Domain root and home.html - both showing with the site:operator - Google Search and SEO forum at WebmasterWorld

Forum Moderators: Robert Charlton & goodroi

Message Too Old, No Replies

Domain root and home.html - both showing with the site:operator

gouri

4:32 pm on Jan 17, 2010 (gmt 0)

I am seeing when I do a site:operator search the homepage of a site is showing up in two different ways and I have not seen that before.

It is showing up as:

site:www.example.com
site:www.example.com/home.html

Usually, site:www.example.com is the one that shows.

Has anyone experienced this and/or know why this may be happening?

[edited by: tedster at 4:50 pm (utc) on Jan. 17, 2010]
[edit reason] moved from another location [/edit]

tedster

4:48 pm on Jan 17, 2010 (gmt 0)

If your server returns content for both URLs with a 200 HTTP status, then you've got a canonical URL problem [webmasterworld.com], gouri.

I'm interested in the fact that you are seeing this now with the site: operator, because I haven't come across an example in the SERPs for quite a few months. Google was apparently combining duplicate versions of a URL, or at least only showing one version. I expressed doubts here that they were "really" combining all the link juice for the two urls - at least in every case - but it became difficult to show any supporting data for that to a website owner.

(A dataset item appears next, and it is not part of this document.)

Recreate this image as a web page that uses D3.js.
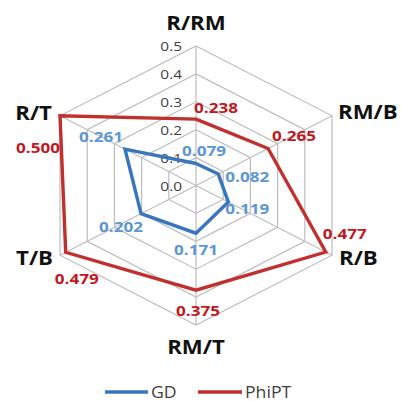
<!DOCTYPE html>
<html><head><meta charset="utf-8">
<script src="https://cdn.jsdelivr.net/npm/d3@7/dist/d3.min.js"></script>
<style>html,body{margin:0;padding:0;background:#fff;}svg{display:block;}</style>
</head><body>
<svg id="c" width="401" height="401"></svg>
<script>
const categories = ["R/RM","RM/B","R/B","RM/T","T/B","R/T"];
const gdValues = [0.079,0.082,0.119,0.171,0.202,0.261];
const phiValues = [0.238,0.265,0.477,0.375,0.479,0.500];
const tickValues = [0.0,0.1,0.2,0.3,0.4,0.5];
const seriesNames = ["GD","PhiPT"];

const svg = d3.select("#c");
const cx = 196, cy = 185.5, RX = 136/Math.sin(Math.PI/3), RY = 139.5;
const SX = 1.14;
const r = d3.scaleLinear().domain([0,0.5]).range([0,1]);
const ang = d3.scalePoint().domain(categories).range([0, 2*Math.PI*5/6]);
const px = (c,v) => cx + RX*r(v)*Math.sin(ang(c));
const py = (c,v) => cy - RY*r(v)*Math.cos(ang(c));
function txt(g,x,y,anchor,str){
  return g.append("text").attr("transform",`translate(${x},${y}) scale(${SX},1)`)
    .attr("text-anchor",anchor).attr("font-family","'Open Sans',sans-serif").text(str);
}

const grid = svg.append("g");
tickValues.filter(t=>t>0).forEach(t=>{
  grid.append("path")
    .attr("d", d3.line().curve(d3.curveLinearClosed)(categories.map(c=>[px(c,t),py(c,t)])))
    .attr("fill","none").attr("stroke","#bdbdbd").attr("stroke-width",1.2);
});
categories.forEach(c=>{
  grid.append("line").attr("x1",cx).attr("y1",cy).attr("x2",px(c,0.5)).attr("y2",py(c,0.5))
    .attr("stroke","#bdbdbd").attr("stroke-width",1.2);
});
tickValues.forEach(t=>{
  txt(grid, cx-14, py(categories[0],t)+5, "end", t.toFixed(1))
    .attr("font-size",13.5).attr("fill","#404040");
});

const colors = {GD:"#3a76bd", PhiPT:"#c0302f"};
const labelColors = {GD:"#5d96d6", PhiPT:"#c0191f"};
const series = [{name:"GD", vals:gdValues},{name:"PhiPT", vals:phiValues}];
const lineGen = d3.line().curve(d3.curveLinearClosed);
series.forEach(s=>{
  svg.append("path")
    .attr("d", lineGen(categories.map((c,i)=>[px(c,s.vals[i]),py(c,s.vals[i])])))
    .attr("fill","none").attr("stroke",colors[s.name]).attr("stroke-width",3.4).attr("stroke-linejoin","miter");
});

const offsets = {
  GD:[[-14,-13,"start"],[7,2,"start"],[-3,6,"start"],[0,16,"middle"],[-20,13,"middle"],[-24,-13,"middle"]],
  PhiPT:[[-2,-12,"start"],[4,-13,"start"],[-3,-19,"start"],[2,20,"middle"],[11,26,"middle"],[-22,32,"middle"]]
};
series.forEach(s=>{
  categories.forEach((c,i)=>{
    const o = offsets[s.name][i];
    txt(svg, px(c,s.vals[i])+o[0], py(c,s.vals[i])+o[1]+5.5, o[2], s.vals[i].toFixed(3))
      .attr("font-weight","bold").attr("font-size",15).attr("fill",labelColors[s.name]);
  });
});

const catPos = [[196,23,"middle"],[338,112,"start"],[339,258,"start"],[196,347,"middle"],[53,258,"end"],[52,113,"end"]];
categories.forEach((c,i)=>{
  txt(svg, catPos[i][0], catPos[i][1]+7, catPos[i][2], c)
    .attr("font-weight","bold").attr("font-size",19.5).attr("fill","#111");
});

const leg = [{x1:105,x2:148}, {x1:198,x2:242}];
seriesNames.forEach((n,i)=>{
  svg.append("line").attr("x1",leg[i].x1).attr("x2",leg[i].x2).attr("y1",392).attr("y2",392)
    .attr("stroke",colors[n]).attr("stroke-width",3.5);
  txt(svg, leg[i].x2+3, 397.5, "start", n).attr("font-size",15.5).attr("fill","#404040");
});
</script>
</body></html>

Your report underscores the importance of handling potential canonical problems on your own server - and not depending on Google or any search engine to get it right for you. They may filter out the evidence so their users don't get the duplicate content, but that doesn't mean your site is getting the full ranking potential that it might.

tedster

7:27 pm on Jan 17, 2010 (gmt 0)

When Google is in technical disarray (as seems to be the case right now) we can often get glimpses and insights that are normally hidden from view. This may be such a case.

Gouri, in your case does the toolbar show the same PageRank for both versions of the URL?

gouri

7:42 pm on Jan 17, 2010 (gmt 0)

When Google is in technical disarray (as seems to be the case right now) we can often get glimpses and insights that are normally hidden from view. This may be such a case.

I think that's a great point.

Maybe this can help us to learn about an area that we might not know a lot about and it can help us in the future.

Gouri, in your case does the toolbar show the same PageRank for both versions of the URL?

Both versions of the page are showing the same Pagerank.

But the appearance of site:www.example.com/home.html in the Google index is new.

It is interesting to try to understand what this means, as pages that are new in the Google index usually don't have PageRank?

I also wanted to mention that this is not showing in Google Caffeine, but only the regular Google's (in case it might mean something).

tedster

8:03 pm on Jan 17, 2010 (gmt 0)

My suspicion has been that Google filters out the duplicates from showing in search results, and they point the public PageRank server to show the same PR - but that the actual link juice is still not combined in all situations. Some cases may be handled as we hope, especially the most common (index.html, default.aspx and the like) but home.html is only about 10% as common. Perhaps that's also a factor here.

At any rate, the message seems clear. We should continue to take responsibility for all URL canonicalization on our own shoulders.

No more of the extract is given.